Cheriton Bishop is a village and civil parish situated on the northern borders of Dartmoor National park between Exeter and Okehampton, within Mid Devon District, Devon, England. The population at the 2021 Census was 754. The history of the settlement can be traced back over a thousand years when the old village centre was established as a commercial centre for the local farming community.

==History==
The name "Cheriton" derives from the Old English for "church town".
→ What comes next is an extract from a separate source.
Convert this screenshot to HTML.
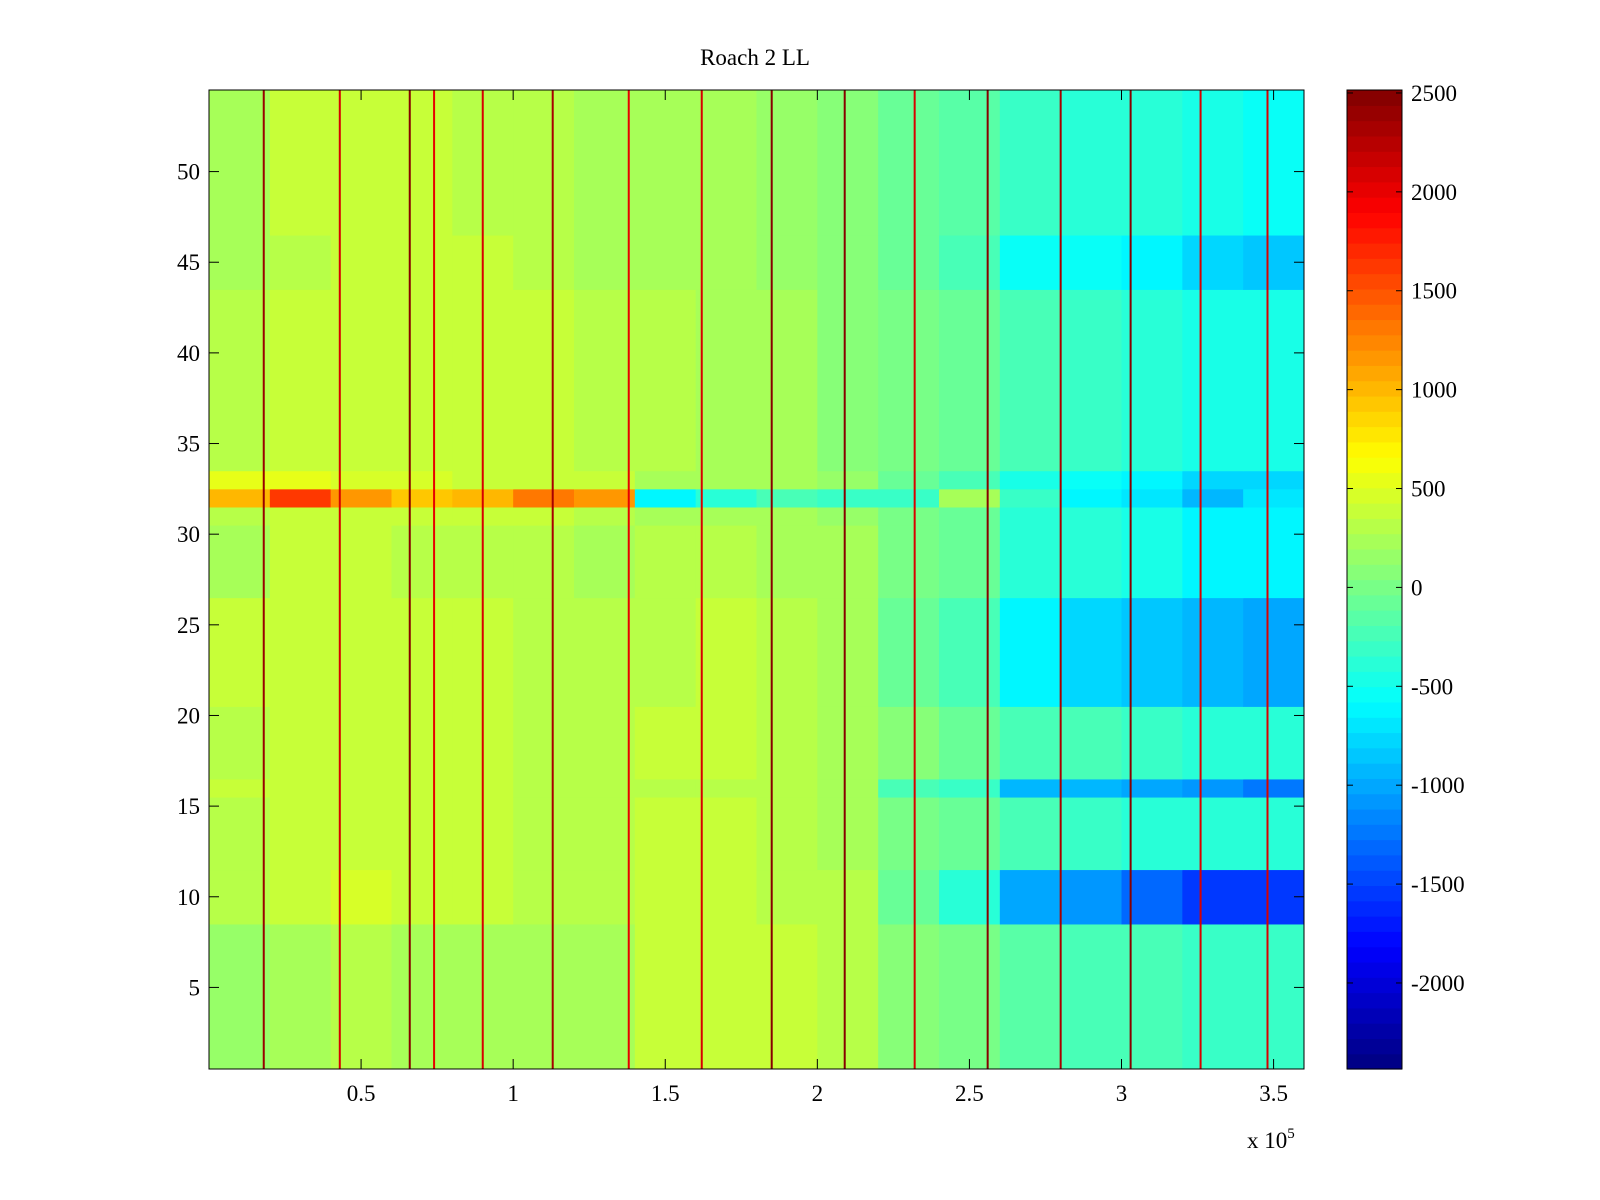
<!DOCTYPE html>
<html>
<head>
<meta charset="utf-8">
<style>
html,body{margin:0;padding:0;background:#fff;}
svg{display:block;}
text{font-family:"Liberation Serif",serif;font-size:23px;fill:#000;}
</style>
</head>
<body>
<svg id="chart" width="1600" height="1200" viewBox="0 0 1600 1200">
<rect width="1600" height="1200" fill="#fff"/>
<text x="755" y="65" text-anchor="middle">Roach 2 LL</text>
<g id="cells"></g>
<g id="lines"></g>
<rect x="209" y="90" width="1095" height="979" fill="none" stroke="#000" stroke-width="1"/>
<g id="xaxis"></g>
<g id="yaxis"></g>
<text x="1247" y="1148">x 10<tspan dy="-10" font-size="15">5</tspan></text>
<g id="cbar"></g>
</svg>
<script>
// ---- data ----
const colEdges = [0,20000,40000,60000,80000,100000,120000,140000,160000,180000,200000,220000,240000,260000,280000,300000,320000,340000,360000];
const bandRows = [[1,8],[9,11],[12,15],[16,16],[17,20],[21,26],[27,30],[31,31],[32,32],[33,33],[34,43],[44,46],[47,54]];
const band1 = [150,250,300,250,200,200,200,350,400,350,300,100,0,-150,-200,-250,-300,-300];
const band2 = [300,400,450,350,350,300,300,350,350,300,300,-100,-400,-1000,-1100,-1300,-1550,-1550];
const band3 = [300,350,400,350,350,300,300,350,350,300,250,0,-100,-250,-300,-350,-400,-400];
const band4 = [350,400,400,350,350,300,300,300,300,300,200,-200,-300,-900,-900,-1000,-1100,-1200];
const band5 = [300,350,400,350,350,300,300,350,350,300,250,50,-50,-200,-250,-300,-350,-400];
const band6 = [350,350,400,350,350,300,300,300,350,300,200,-100,-250,-650,-750,-850,-950,-1000];
const band7 = [250,350,350,300,300,300,250,300,300,250,200,0,-100,-350,-350,-450,-600,-650];
const band8 = [300,400,400,350,350,350,300,250,250,200,150,0,-100,-350,-350,-450,-650,-650];
const band9 = [1000,1600,1200,900,1000,1300,1200,-600,-400,-200,-300,-300,200,-300,-600,-700,-900,-700];
const band10 = [550,550,450,450,350,350,350,250,250,200,150,-100,-200,-450,-550,-650,-800,-800];
const band11 = [300,350,400,350,350,350,300,300,250,200,100,0,-100,-250,-300,-400,-450,-450];
const band12 = [250,300,400,350,350,300,250,250,200,150,50,-100,-200,-550,-550,-650,-750,-850];
const band13 = [250,350,350,350,300,300,250,250,200,150,50,-50,-150,-300,-350,-400,-500,-550];
const bandValues = [band1,band2,band3,band4,band5,band6,band7,band8,band9,band10,band11,band12,band13];
const stripeX = [18000,43000,66000,74000,90000,113000,138000,162000,185000,209000,232000,256000,280000,303000,326000,348000];
const stripeVal = [2400,2100,2450,2000,2100,2300,2000,2100,2450,2450,2100,2450,2300,2450,2100,2100];
const xTicks = [50000,100000,150000,200000,250000,300000,350000];
const xTickLabels = ["0.5","1","1.5","2","2.5","3","3.5"];
const yTicks = [5,10,15,20,25,30,35,40,45,50];
const cTicks = [2500,2000,1500,1000,500,0,-500,-1000,-1500,-2000];

// ---- axes ----
const X0=209,X1=1304,Y0=90,Y1=1069;
const xMin=0,xMax=360000,yMin=0.5,yMax=54.5,cMin=-2435,cMax=2515;
const xs=v=>X0+(v-xMin)/(xMax-xMin)*(X1-X0);
const ys=v=>Y1-(v-yMin)/(yMax-yMin)*(Y1-Y0);
const CB0=1347,CB1=1402;
const cs=v=>Y1-(v-cMin)/(cMax-cMin)*(Y1-Y0);
function jet(t){t=Math.max(0,Math.min(1,t));
 const f=x=>Math.round(255*Math.max(0,Math.min(1,1.5-Math.abs(4*t-x))));
 return `rgb(${f(3)},${f(2)},${f(1)})`;}
function jetq(v){let t=(v-cMin)/(cMax-cMin);t=(Math.floor(t*64)+0.5)/64;return jet(t);}
const NS="http://www.w3.org/2000/svg";
function mk(tag,attrs,parent){const e=document.createElementNS(NS,tag);for(const k in attrs)e.setAttribute(k,attrs[k]);parent.appendChild(e);return e;}

const cells=document.getElementById('cells');
bandRows.forEach((br,bi)=>{
 bandValues[bi].forEach((v,ci)=>{
  const r=mk('rect',{x:xs(colEdges[ci]),y:ys(br[1]+0.5),width:xs(colEdges[ci+1])-xs(colEdges[ci])+0.5,height:ys(br[0]-0.5)-ys(br[1]+0.5)+0.5,fill:jetq(v)},cells);
  
  
 });
});
const lines=document.getElementById('lines');
stripeX.forEach((x,i)=>{
 const r=mk('rect',{x:xs(x)-1,y:Y0,width:2,height:Y1-Y0,fill:jetq(stripeVal[i])},lines);
 
 
});
const xa=document.getElementById('xaxis');
xTicks.forEach((t,i)=>{
 const x=xs(t);
 mk('line',{x1:x,x2:x,y1:Y1,y2:Y1-10,stroke:'#000'},xa);
 mk('line',{x1:x,x2:x,y1:Y0,y2:Y0+10,stroke:'#000'},xa);
 const tx=mk('text',{x:x,y:1101,'text-anchor':'middle'},xa);tx.textContent=xTickLabels[i];
 
 
});
const ya=document.getElementById('yaxis');
yTicks.forEach(t=>{
 const y=ys(t);
 mk('line',{x1:X0,x2:X0+10,y1:y,y2:y,stroke:'#000'},ya);
 mk('line',{x1:X1,x2:X1-10,y1:y,y2:y,stroke:'#000'},ya);
 const tx=mk('text',{x:200,y:y+8,'text-anchor':'end'},ya);tx.textContent=t;
 
 
});
const cb=document.getElementById('cbar');
for(let i=0;i<64;i++){
 const v0=cMin+(cMax-cMin)*i/64,v1=cMin+(cMax-cMin)*(i+1)/64;
 mk('rect',{x:CB0,y:cs(v1),width:CB1-CB0,height:cs(v0)-cs(v1)+0.6,fill:jet((i+0.5)/64)},cb);
}
mk('rect',{x:CB0,y:Y0,width:CB1-CB0,height:Y1-Y0,fill:'none',stroke:'#000'},cb);
cTicks.forEach(t=>{
 const y=cs(t);
 mk('line',{x1:CB0,x2:CB0+6,y1:y,y2:y,stroke:'#000'},cb);
 mk('line',{x1:CB1,x2:CB1-6,y1:y,y2:y,stroke:'#000'},cb);
 const tx=mk('text',{x:1411,y:y+8},cb);tx.textContent=t;
 
 
});
</script>
</body>
</html>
Treable is a farm in the parish which was first recorded in 1242. Treable is one of the few Celtic place names which survive in Devon; it means the "trev or homestead of Ebell". However it can with certainty be identified with an estate called "Hyple's old land" which was granted by King Edward in 976 to his vassal Aelfsige. "Hyple" is a corrupt form of "Ebell" and also occurs in Ipplepen; this suggests that this Celtic landowner had been in possession of this estate not long before, probably until earlier in the 10th century. The boundaries of the estate are described in the charter of 976 and include on the east a hollow way with two massive earth banks which is still in existence.

==Parish church==
The church of St Mary has a 13th-century chancel but the remainder of the building is of the Perpendicular period. The west tower and north aisle are built of ashlar-granite. Features of interest include the old wagon roofs of the chancel, the Norman font, the old screen to the north chancel chapel and the 16th century pulpit.

==Present day==
In the most recent census (2011), the village had a population of around 650. The village has a single public house, the Old Thatch Inn, remaining open, following the closure of the Mulberry (previously the Good Knight Inn) in September 2012. The site was purchased by the Young Farmers Club in 2013, becoming its regional hub. It was formally opened by Prince Charles in 2017. The village is served by a shop, doctor's surgery & primary school.